Oral Presentation Australasian Cytometry Society 44th Annual Conference and Workshop

High-dimensional panel design for spectral flow cytometric evaluation of T-cell reinvigoration by immune checkpoint blockade in melanoma. (24545)

Jack M. Edwards 1 2 , Miles Andrews 3 , Hayley Burridge 3 , Robin Smith 2 , Carole Owens 2 , Mark Edinger 4 , Kate Pilkington 4 , Juliette Desfrancois 4 , Mark Shackleton 3 , Sasha Senthi 2 , Menno C. van Zelm 1
  1. Department of Immunology and Pathology, Monash University, Melbourne, Victoria, Australia
  2. Alfred Health Radiation Oncology, The Alfred Hospital, Melbourne, Victoria, Australia
  3. Department of Medical Oncology, The Alfred Hospital, Melbourne, Victoria, Australia
  4. Cytek Biosciences, Fremont, California, U.S.A

Rationale

Despite the success of immune checkpoint blockade therapy, most metastatic melanoma patients fail to respond to therapy or experience severe toxicity.
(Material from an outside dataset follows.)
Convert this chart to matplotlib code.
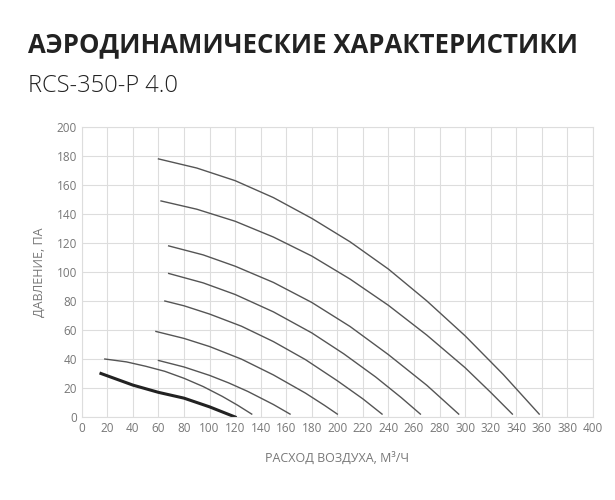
import matplotlib
matplotlib.use("Agg")
import matplotlib.pyplot as plt

plt.rcParams['font.family'] = ['Open Sans', 'DejaVu Sans']

curves_x = [
    [60, 90, 120, 150, 180, 210, 240, 270, 300, 330, 358],
    [62, 90, 120, 150, 180, 210, 240, 270, 300, 320, 337],
    [68, 95, 120, 150, 180, 210, 240, 270, 295],
    [68, 95, 120, 150, 180, 205, 230, 250, 265],
    [65, 80, 100, 125, 150, 175, 200, 220, 235],
    [58, 80, 100, 125, 150, 175, 190, 200],
    [60, 80, 100, 115, 130, 150, 163],
    [18, 35, 50, 65, 80, 95, 110, 122, 133],
]
curves_y = [
    [178, 171.7, 163, 151.3, 137, 120.8, 102, 80.1, 56, 29.2, 2],
    [149, 143.3, 135, 124.1, 111, 95.1, 77, 56.5, 34, 17, 2],
    [118, 111.8, 104, 92.8, 79, 62.4, 43, 21.9, 2],
    [99, 92.5, 84.5, 72.5, 58, 43.6, 27.6, 13.4, 2],
    [80, 76.7, 71, 62.6, 52, 39.6, 25, 12.5, 2],
    [59, 54.2, 48.6, 39.9, 29, 16.5, 8, 2],
    [39, 34.5, 28.7, 23.5, 17.6, 8.6, 2],
    [40, 38, 35, 31.5, 26.7, 21, 14.2, 8.1, 2],
]
bold_x = [15, 40, 60, 80, 100, 120]
bold_y = [30, 22, 17, 13, 7, 0]

fig = plt.figure(figsize=(6.15, 5.0), dpi=100)
ax = fig.add_axes([0.133, 0.166, 0.831, 0.58])
for xs, ys in zip(curves_x, curves_y):
    ax.plot(xs, ys, color='#555555', lw=1.0)
ax.plot(bold_x, bold_y, color='#222222', lw=2.2)
ax.set_xlim(0, 400)
ax.set_ylim(0, 200)
ax.set_xticks(range(0, 401, 20))
ax.set_yticks(range(0, 201, 20))
ax.grid(color='#dddddd', lw=0.8)
for s in ax.spines.values():
    s.set_color('#dddddd')
ax.tick_params(colors='#777777', labelsize=8.5, length=0)
ax.set_xlabel('РАСХОД ВОЗДУХА, М³/Ч', color='#777777', fontsize=9, labelpad=12)
ax.set_ylabel('ДАВЛЕНИЕ, ПА', color='#777777', fontsize=9, labelpad=8)
fig.text(0.045, 0.895, 'АЭРОДИНАМИЧЕСКИЕ ХАРАКТЕРИСТИКИ', fontsize=18.5, fontweight='bold', color='#222222')
fig.text(0.045, 0.815, 'RCS-350-P 4.0', fontsize=17, fontweight='light', color='#222222')
fig.savefig('out.png', dpi=100)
Assessment of biomarkers before or early into treatment, in conjunction with longitudinal immunophenotyping, will help to understand favorable responses and improve therapeutic outcomes. We present a high-dimensional approach for T-cell immune profiling of peripheral blood by spectral flow cytometry.

Methods

Three multi-parameter cytometry panels were developed: (1) a conventional TruCount panel for absolute cell counts at time of sampling, (2) a 27-color spectral panel assessing ex vivo T-cell markers, and (3) a 20-color spectral panel evaluating cytokine expression after CD3/CD28 stimulation. Pre-treatment blood mononuclear cells from patients and healthy controls were cryopreserved before staining across 11 batches. Batch effects were tracked with a single-donor control and the suitability of normalization assessed. Data were analyzed using expert gating and high-dimensional strategies.

Results

Batch-to-batch variation was minimal and did not affect analysis, as demonstrated by dimensionality reduction of batch-control samples, and normalization did not improve manual or high-dimensional analysis. At baseline, patients had significantly fewer lymphocytes than controls (1390 vs 1742 cells/μL), due to lower naive CD4 (244 vs 387 cells/μL) and CD8 (34 vs 88 cells/μL) T-cells, and follicular helper T-cells (31 vs 64 cells/μL). Patients had higher portions of Ki67 and IL-2 expressing cells within multiple CD4 and CD8 memory subsets, and increased CD57 (p=0.023), EOMES (p=0.019), TIGIT (p=0.039), CD56 (p=0.047) and Granzyme B (p=0.032) expression within TCRγδ+ T-cells.

Discussion

Our high-parameter spectral flow cytometry panels provide in-depth profiles of blood T-cells, capable of detecting abnormalities in untreated melanoma patients. The robustness of our approach as demonstrated by minimal batch effects makes this highly suited for longitudinal evaluation of treatment effects.  Pre-treatment, patients showed evidence of immune activation as well as reduced naïve T-cell counts.